The audit noted that "processing of the fraudulent wire transfers was preventable if FCB personnel had exercised standard protocol, including scrutiny and corroboration of the documents, particularly when delivery was made by an 'unknown' person and without prior notice (e-mails, scanned copies and facsimiles) from the NEC.
"Valid NEC wire transfers are initiated by NEC forwarding to FCB its Wire Transfer Instructions via fax and scanned copies e-mailed to multiple FCB/NEC personnel. NEC sent no prior communication to FCB advising of such transactions during the period Monday 19 to Wednesday, September 23, 2011," it said.
The audit noted the only documents produced by FCB to substantiate its processing of the wire transfers were the fraudulent wire transfer documents claimed as being received by FCB personnel; and e-mail, sent on Wednesday, September 21, requesting information on whether the "wire transfers" were urgent.
"Said e-mail was sent only to NEC technician instead of the standard multiple FCB/NEC personnel; and sent under the heading 'Petty Cash Breakdown' instead of 'Scanned Payment Instructions'," it stated.

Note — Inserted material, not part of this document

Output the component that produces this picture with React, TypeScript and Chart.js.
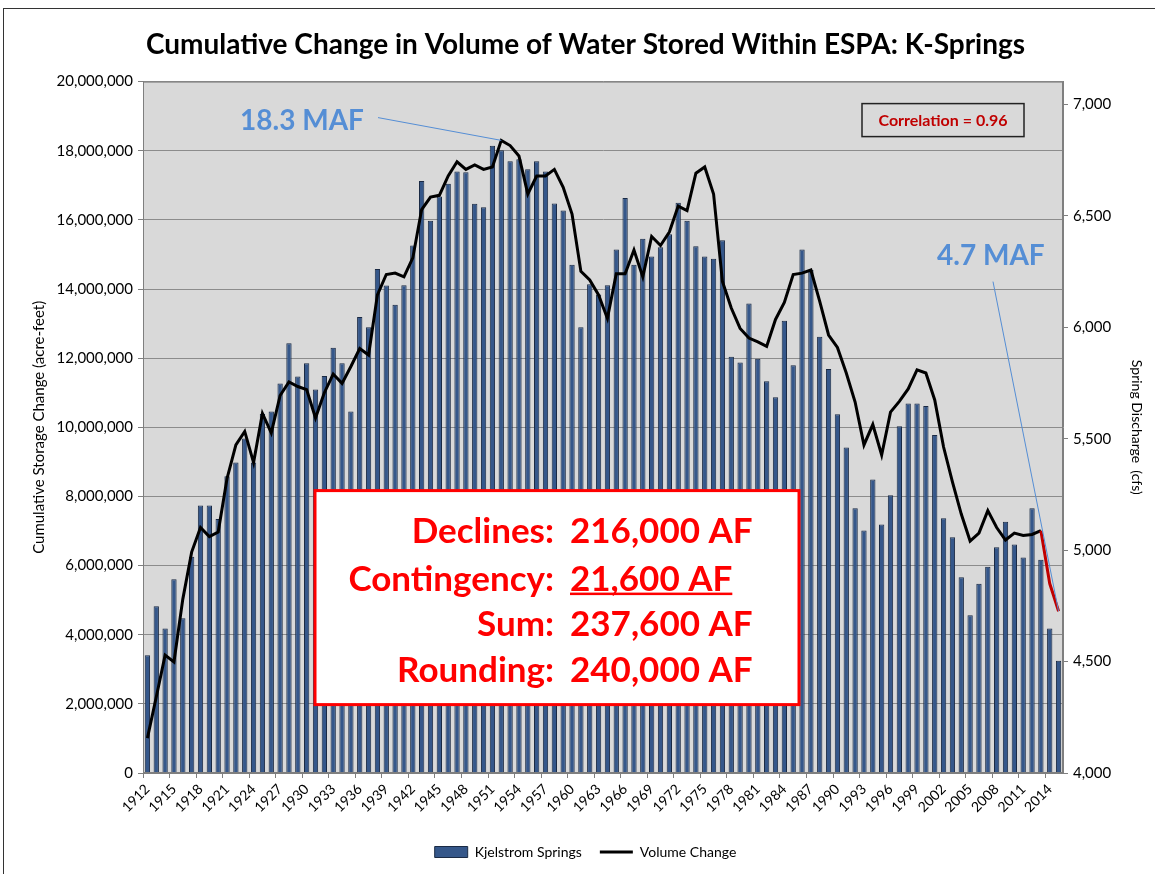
import React, { useEffect, useRef } from 'react';
import { Chart, registerables } from 'chart.js';

Chart.register(...registerables);

// ---------- data ----------
const years = [
  '1912','1913','1914','1915','1916','1917','1918','1919','1920','1921',
  '1922','1923','1924','1925','1926','1927','1928','1929','1930','1931',
  '1932','1933','1934','1935','1936','1937','1938','1939','1940','1941',
  '1942','1943','1944','1945','1946','1947','1948','1949','1950','1951',
  '1952','1953','1954','1955','1956','1957','1958','1959','1960','1961',
  '1962','1963','1964','1965','1966','1967','1968','1969','1970','1971',
  '1972','1973','1974','1975','1976','1977','1978','1979','1980','1981',
  '1982','1983','1984','1985','1986','1987','1988','1989','1990','1991',
  '1992','1993','1994','1995','1996','1997','1998','1999','2000','2001',
  '2002','2003','2004','2005','2006','2007','2008','2009','2010','2011',
  '2012','2013','2014','2015',
];

// Kjelstrom Springs discharge (cfs) - right axis
const kjelstromSprings = [
  4528, 4748, 4648, 4869, 4694, 4970, 5201, 5201, 5140, 5332,
  5394, 5501, 5394, 5611, 5622, 5748, 5929, 5779, 5839, 5721,
  5782, 5909, 5839, 5622, 6047, 6000, 6262, 6188, 6101, 6189,
  6367, 6657, 6479, 6587, 6645, 6699, 6696, 6555, 6539, 6815,
  6795, 6745, 6755, 6710, 6745, 6699, 6556, 6525, 6281, 6000,
  6194, 6147, 6189, 6349, 6581, 6281, 6398, 6318, 6360, 6418,
  6559, 6479, 6364, 6318, 6308, 6391, 5868, 5842, 6107, 5859,
  5758, 5686, 6030, 5830, 6349, 6257, 5958, 5813, 5610, 5461,
  5188, 5088, 5317, 5115, 5246, 5556, 5658, 5658, 5647, 5517,
  5143, 5058, 4878, 4708, 4849, 4926, 5013, 5128, 5026, 4967,
  5188, 4957, 4648, 4504,
];

// Cumulative volume change (acre-feet) - left axis
const volumeChange = [
  1010000, 2200000, 3410000, 3210000, 5030000, 6390000, 7100000, 6840000, 6970000, 8520000,
  9490000, 9880000, 8980000, 10400000, 9840000, 10920000, 11310000, 11180000, 11090000, 10270000,
  11000000, 11540000, 11270000, 11760000, 12280000, 12090000, 13830000, 14420000, 14460000, 14350000,
  14900000, 16300000, 16660000, 16710000, 17270000, 17680000, 17460000, 17590000, 17460000, 17530000,
  18300000, 18150000, 17850000, 16750000, 17270000, 17270000, 17460000, 16940000, 16170000, 14510000,
  14260000, 13830000, 13150000, 14440000, 14440000, 15130000, 14350000, 15520000, 15260000, 15650000,
  16400000, 16270000, 17350000, 17530000, 16750000, 14220000, 13450000, 12860000, 12580000, 12470000,
  12340000, 13120000, 13610000, 14420000, 14460000, 14550000, 13640000, 12670000, 12310000, 11570000,
  10730000, 9490000, 10080000, 9200000, 10440000, 10750000, 11110000, 11660000, 11570000, 10790000,
  9430000, 8420000, 7490000, 6710000, 6940000, 7590000, 7100000, 6740000, 6940000, 6870000,
  6900000, 7010000, 5480000, 4680000,
];

const rightTickValues = [4000, 4500, 5000, 5500, 6000, 6500, 7000];
const peakYear = '1952';
const lastYear = '2015';
const redFromYear = '2013';
const peakLabel = '18.3 MAF';
const endLabel = '4.7 MAF';
const correlationText = 'Correlation = 0.96';
const boxLabels = ['Declines:', 'Contingency:', 'Sum:', 'Rounding:'];
const boxValues = ['216,000 AF', '21,600 AF', '237,600 AF', '240,000 AF'];

// ---------- styles ----------
const FONT = 'Lato, "DejaVu Sans", sans-serif';
const BAR_FILL = '#35578a';
const BAR_EDGE = '#1a2a44';
const NOTE_BLUE = '#558ed5';
const RED = '#ff0000';

const decorPlugin = {
  id: 'decor',
  beforeDraw(chart: any) {
    const { ctx, chartArea: a } = chart;
    ctx.save();
    ctx.fillStyle = '#d9d9d9';
    ctx.fillRect(a.left, a.top, a.right - a.left, a.bottom - a.top);
    ctx.restore();
  },
  afterDraw(chart: any) {
    const { ctx, chartArea: a } = chart;
    const meta = chart.getDatasetMeta(1);
    const peak = meta.data[years.indexOf(peakYear)];
    const last = meta.data[years.indexOf(lastYear)];
    ctx.save();

    // plot border
    ctx.strokeStyle = '#7f7f7f';
    ctx.lineWidth = 1;
    ctx.strokeRect(a.left + 0.5, a.top + 0.5, a.right - a.left - 1, a.bottom - a.top - 1);

    // 18.3 MAF note
    ctx.font = `bold 28px ${FONT}`;
    ctx.fillStyle = NOTE_BLUE;
    ctx.textAlign = 'left';
    ctx.textBaseline = 'middle';
    ctx.fillText(peakLabel, a.left + 97, a.top + 39);
    ctx.strokeStyle = NOTE_BLUE;
    ctx.lineWidth = 1;
    ctx.beginPath();
    ctx.moveTo(a.left + 235, a.top + 36);
    ctx.lineTo(peak.x, peak.y);
    ctx.stroke();

    // 4.7 MAF note
    ctx.fillText(endLabel, a.left + 794, a.top + 174);
    ctx.beginPath();
    ctx.moveTo(a.left + 850, a.top + 200);
    ctx.lineTo(last.x, last.y);
    ctx.stroke();

    // correlation box
    ctx.strokeStyle = '#222';
    ctx.lineWidth = 1.5;
    ctx.strokeRect(a.left + 719, a.top + 22, 162, 33);
    ctx.font = `bold 16px ${FONT}`;
    ctx.fillStyle = '#c00000';
    ctx.textAlign = 'center';
    ctx.fillText(correlationText, a.left + 800, a.top + 39);

    // summary box
    const bx = a.left + 172, by = a.top + 409, bw = 484, bh = 214;
    ctx.fillStyle = '#ffffff';
    ctx.fillRect(bx, by, bw, bh);
    ctx.strokeStyle = RED;
    ctx.lineWidth = 3;
    ctx.strokeRect(bx, by, bw, bh);
    ctx.font = `bold 35px ${FONT}`;
    ctx.fillStyle = RED;
    const rows = [450, 498, 543, 589];
    boxLabels.forEach((lab, i) => {
      const y = a.top + rows[i];
      ctx.textAlign = 'right';
      ctx.fillText(lab, a.left + 411, y);
      ctx.textAlign = 'left';
      ctx.fillText(boxValues[i], a.left + 427, y);
      if (i === 1) {
        const w = ctx.measureText(boxValues[i]).width;
        ctx.fillRect(a.left + 427, y + 13, w, 2.5);
      }
    });
    ctx.restore();
  },
};

export default function App() {
  const ref = useRef<HTMLCanvasElement | null>(null);

  useEffect(() => {
    if (!ref.current) return;
    const redIdx = years.indexOf(redFromYear);
    const chart = new Chart(ref.current, {
      type: 'bar',
      data: {
        labels: years,
        datasets: [
          {
            type: 'bar',
            label: 'Kjelstrom Springs',
            data: kjelstromSprings,
            yAxisID: 'y1',
            backgroundColor: BAR_FILL,
            borderColor: BAR_EDGE,
            borderWidth: 1,
            barPercentage: 0.6,
            categoryPercentage: 1,
            order: 2,
          },
          {
            type: 'line',
            label: 'Volume Change',
            data: volumeChange,
            yAxisID: 'y',
            borderColor: '#000000',
            backgroundColor: '#000000',
            borderWidth: 3,
            pointRadius: 0,
            tension: 0,
            order: 1,
            segment: {
              borderColor: (c: any) => (c.p0DataIndex >= redIdx ? '#c00000' : '#000000'),
            },
          } as any,
        ],
      },
      options: {
        responsive: false,
        animation: false,
        layout: { padding: { left: 16, right: 0, top: 0, bottom: 5 } },
        plugins: {
          title: {
            display: true,
            text: 'Cumulative Change in Volume of Water Stored Within ESPA: K-Springs',
            color: '#000',
            font: { family: FONT, size: 28, weight: 'bold' },
            padding: { top: 28, bottom: 20 },
          },
          legend: {
            display: true,
            position: 'bottom',
            labels: {
              color: '#000',
              font: { family: FONT, size: 14 },
              usePointStyle: true,
              pointStyleWidth: 33,
              boxWidth: 33,
              boxHeight: 11,
              padding: 18,
              generateLabels: () => [
                { text: 'Kjelstrom Springs', fillStyle: BAR_FILL, strokeStyle: BAR_EDGE, lineWidth: 1, pointStyle: 'rect', datasetIndex: 0, hidden: false, fontColor: '#000' } as any,
                { text: 'Volume Change', fillStyle: '#000', strokeStyle: '#000', lineWidth: 3, pointStyle: 'line', datasetIndex: 1, hidden: false, fontColor: '#000' } as any,
              ],
            },
          },
          tooltip: { enabled: false },
        },
        scales: {
          x: {
            type: 'category',
            offset: true,
            grid: {
              drawOnChartArea: false,
              drawTicks: true,
              tickLength: 5,
              tickColor: (c: any) => (c.index % 3 === 0 ? '#7f7f7f' : 'rgba(0,0,0,0)'),
            },
            border: { color: '#7f7f7f' },
            ticks: {
              autoSkip: false,
              maxRotation: 45,
              minRotation: 45,
              padding: 3,
              color: '#000',
              font: { family: FONT, size: 14 },
              callback: (_v: any, i: number) => (i % 3 === 0 ? years[i] : ''),
            },
            afterFit: (s: any) => { s.height = 54; },
          },
          y: {
            position: 'left',
            min: 0,
            max: 20000000,
            grid: { color: '#8c8c8c', tickLength: 5, tickColor: '#7f7f7f' },
            border: { color: '#7f7f7f' },
            ticks: {
              stepSize: 2000000,
              padding: 5,
              color: '#000',
              font: { family: FONT, size: 15 },
              callback: (v: any) => Number(v).toLocaleString('en-US'),
            },
            title: {
              display: true,
              text: 'Cumulative Storage Change (acre-feet)',
              color: '#000',
              font: { family: FONT, size: 15 },
              padding: { top: 14, bottom: 0 },
            },
            afterFit: (s: any) => { s.width = 127; },
          },
          y1: {
            position: 'right',
            min: 4000,
            max: 7103,
            grid: { drawOnChartArea: false, tickLength: 5, tickColor: '#7f7f7f' },
            border: { color: '#7f7f7f' },
            afterBuildTicks: (s: any) => { s.ticks = rightTickValues.map((v) => ({ value: v })); },
            ticks: {
              padding: 5,
              color: '#000',
              font: { family: FONT, size: 15 },
              callback: (v: any) => Number(v).toLocaleString('en-US'),
            },
            title: {
              display: true,
              text: 'Spring Discharge  (cfs)',
              color: '#000',
              font: { family: FONT, size: 14 },
              padding: { top: 10, bottom: 0 },
            },
            afterFit: (s: any) => { s.width = 92; },
          },
        },
      },
      plugins: [decorPlugin],
    } as any);
    return () => chart.destroy();
  }, []);

  return (
    <div style={{ position: 'fixed', left: 0, top: 0, width: 1155, height: 874, background: '#ffffff', overflow: 'hidden' }}>
      <div style={{ position: 'absolute', left: 3, top: 8, width: 1170, height: 900, border: '1.5px solid #333', boxSizing: 'border-box' }} />
      <canvas ref={ref} width={1155} height={874} style={{ position: 'absolute', left: 0, top: 0, width: 1155, height: 874 }} />
    </div>
  );
}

The audit added there were other contributing factors which enabled the fraud.
"There were four valid US-dollar drafts within the process for which e-mails, scanned instructions and facsimiles were disseminated to FCB Tuesday 20, and receipted by FCB on Wednesday, September 21, 2011. These 'work-in-progress' documents may have contributed to 'incorrect assumptions' being made, which further facilitated the fraud unintentionally.
"Audit is of the opinion that perpetration of the fraud was dependent on valid documents being within the system, and therefore person/persons with knowledge of these transactions intentionally used this opportunity to commit the crime," it said.
The audit noted that both FCB and NEC were State organisations and are prohibited from taking legal action against each other without prior approval of the Minister of Finance.
"Consideration should be given to providing FCB with a Letter of Comfort that stipulates NEC's agreement not to pursue legal action against FCB unless directed by the Minister of Finance," it said.
On Friday, September 30, 2011, FCB reported the matter to the Fraud Squad at the end of the joint preliminary investigation by NGC Internal Audit and a representative of FCB Securities Department.
"It is recommended that NEC make an official report to the Fraud Squad. NGC Internal Audit will continue to liaise with FCB Securities Department and the Fraud Squad until the matter is resolved," it said.
The Sunday Express understands the case remains a solvable one, but a decision was taken to not pursue the matter further by First Citizens.
National Energy has said it remains committed to retrieving the money held by the National Bank of Abu Dhabi.
Contacted on the matter, deputy chief executive of First Citizens Jason Julien said yesterday the bank had no comment at this time.